[START OF Given information]

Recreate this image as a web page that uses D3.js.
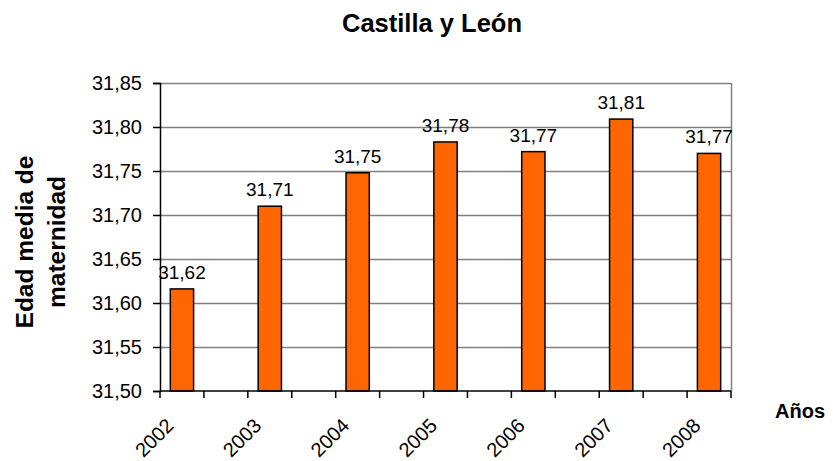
<!DOCTYPE html>
<html>
<head>
<meta charset="utf-8">
<script src="https://cdn.jsdelivr.net/npm/d3@7"></script>
<style>
  body { margin: 0; background: #fff; }
  svg { display: block; font-family: Arial, "Liberation Sans", sans-serif; }
</style>
</head>
<body>
<div id="chart"></div>
<script>
// Edad media de maternidad, Castilla y León
const years = ['2002', '2003', '2004', '2005', '2006', '2007', '2008'];
const edadMedia = [31.616, 31.710, 31.748, 31.783, 31.772, 31.809, 31.770];
const yTicks = [31.50, 31.55, 31.60, 31.65, 31.70, 31.75, 31.80, 31.85];

const width = 833, height = 461;
const margin = { top: 83, right: 102, bottom: 70, left: 160 };

const es = d3.formatLocale({ decimal: ',', thousands: '.', grouping: [3], currency: ['', ' €'] });
const fmt = es.format('.2f');

const svg = d3.select('#chart').append('svg')
  .attr('width', width)
  .attr('height', height);

// the sheet leaves an empty category between every year
const slots = years.flatMap((y, i) => i < years.length - 1 ? [y, y + '_gap'] : [y]);

const x = d3.scaleBand()
  .domain(slots)
  .range([margin.left, width - margin.right])
  .paddingInner(0)
  .paddingOuter(0);

const y = d3.scaleLinear()
  .domain([31.50, 31.85])
  .range([height - margin.bottom, margin.top]);

const x0 = margin.left, x1 = width - margin.right;
const y0 = y(31.50), y1 = y(31.85);

// gridlines
svg.append('g')
  .selectAll('line')
  .data(yTicks.slice(1))
  .join('line')
  .attr('x1', x0).attr('x2', x1)
  .attr('y1', d => Math.round(y(d)) + 0.5)
  .attr('y2', d => Math.round(y(d)) + 0.5)
  .attr('stroke', '#808080')
  .attr('stroke-width', 1.5);

// right border
svg.append('line')
  .attr('x1', x1 + 0.5).attr('x2', x1 + 0.5)
  .attr('y1', y1).attr('y2', y0)
  .attr('stroke', '#808080')
  .attr('stroke-width', 1.5);

// bars
const bw = x.step() * 0.53;
svg.append('g')
  .selectAll('rect')
  .data(years)
  .join('rect')
  .attr('x', d => x(d) + (x.step() - bw) / 2)
  .attr('y', (d, i) => y(edadMedia[i]))
  .attr('width', bw)
  .attr('height', (d, i) => y0 - y(edadMedia[i]))
  .attr('fill', '#FF6600')
  .attr('stroke', '#000')
  .attr('stroke-width', 1.5);

// value labels
svg.append('g')
  .selectAll('text')
  .data(years)
  .join('text')
  .attr('x', d => x(d) + x.step() / 2)
  .attr('y', (d, i) => y(edadMedia[i]) - 10)
  .attr('text-anchor', 'middle')
  .attr('font-size', 19)
  .attr('fill', '#000')
  .text((d, i) => fmt(edadMedia[i]));

// y axis
const yAxis = svg.append('g')
  .attr('transform', `translate(${x0},0)`)
  .call(d3.axisLeft(y).tickValues(yTicks).tickFormat(fmt).tickSize(7).tickPadding(11));
yAxis.select('.domain').attr('stroke', '#000').attr('stroke-width', 1.5);
yAxis.selectAll('.tick line').attr('stroke', '#000').attr('stroke-width', 1.5);
yAxis.selectAll('.tick text')
  .attr('font-size', 20)
  .attr('font-family', 'Arial, "Liberation Sans", sans-serif')
  .attr('fill', '#000');

// x axis: ticks on every slot boundary
const bounds = d3.range(slots.length + 1).map(i => x0 + i * x.step());
svg.append('line')
  .attr('x1', x0).attr('x2', x1)
  .attr('y1', y0).attr('y2', y0)
  .attr('stroke', '#000')
  .attr('stroke-width', 1.5);
svg.append('g')
  .selectAll('line')
  .data(bounds)
  .join('line')
  .attr('x1', d => d).attr('x2', d => d)
  .attr('y1', y0).attr('y2', y0 + 7)
  .attr('stroke', '#000')
  .attr('stroke-width', 1.5);

svg.append('g')
  .selectAll('text')
  .data(years)
  .join('text')
  .attr('transform', d => `translate(${x(d) + x.step() / 2 - 17},${y0 + 26}) rotate(-45)`)
  .attr('text-anchor', 'end')
  .attr('dy', '0.7em')
  .attr('font-size', 20)
  .attr('fill', '#000')
  .text(d => d);

// titles
svg.append('text')
  .attr('x', 432)
  .attr('y', 32)
  .attr('text-anchor', 'middle')
  .attr('font-size', 25.5)
  .attr('font-weight', 'bold')
  .text('Castilla y León');

svg.append('text')
  .attr('x', 800)
  .attr('y', 418)
  .attr('text-anchor', 'middle')
  .attr('font-size', 20)
  .attr('font-weight', 'bold')
  .text('Años');

const yTitle = svg.append('text')
  .attr('transform', 'translate(0,242) rotate(-90)')
  .attr('text-anchor', 'middle')
  .attr('font-size', 24.5)
  .attr('font-weight', 'bold');
yTitle.append('tspan').attr('x', 0).attr('y', 33).text('Edad media de');
yTitle.append('tspan').attr('x', 0).attr('y', 65).text('maternidad');
</script>
</body>
</html>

[END OF Given information]

→ **The exercise**
Copy nothing but the lines from the top of the data down to the line containing "70, left: 160", and leave the pictures out.

→ **Expected answer**
Recreate this image as a web page that uses D3.js.
<!DOCTYPE html>
<html>
<head>
<meta charset="utf-8">
<script src="https://cdn.jsdelivr.net/npm/d3@7"></script>
<style>
  body { margin: 0; background: #fff; }
  svg { display: block; font-family: Arial, "Liberation Sans", sans-serif; }
</style>
</head>
<body>
<div id="chart"></div>
<script>
// Edad media de maternidad, Castilla y León
const years = ['2002', '2003', '2004', '2005', '2006', '2007', '2008'];
const edadMedia = [31.616, 31.710, 31.748, 31.783, 31.772, 31.809, 31.770];
const yTicks = [31.50, 31.55, 31.60, 31.65, 31.70, 31.75, 31.80, 31.85];

const width = 833, height = 461;
const margin = { top: 83, right: 102, bottom: 70, left: 160 };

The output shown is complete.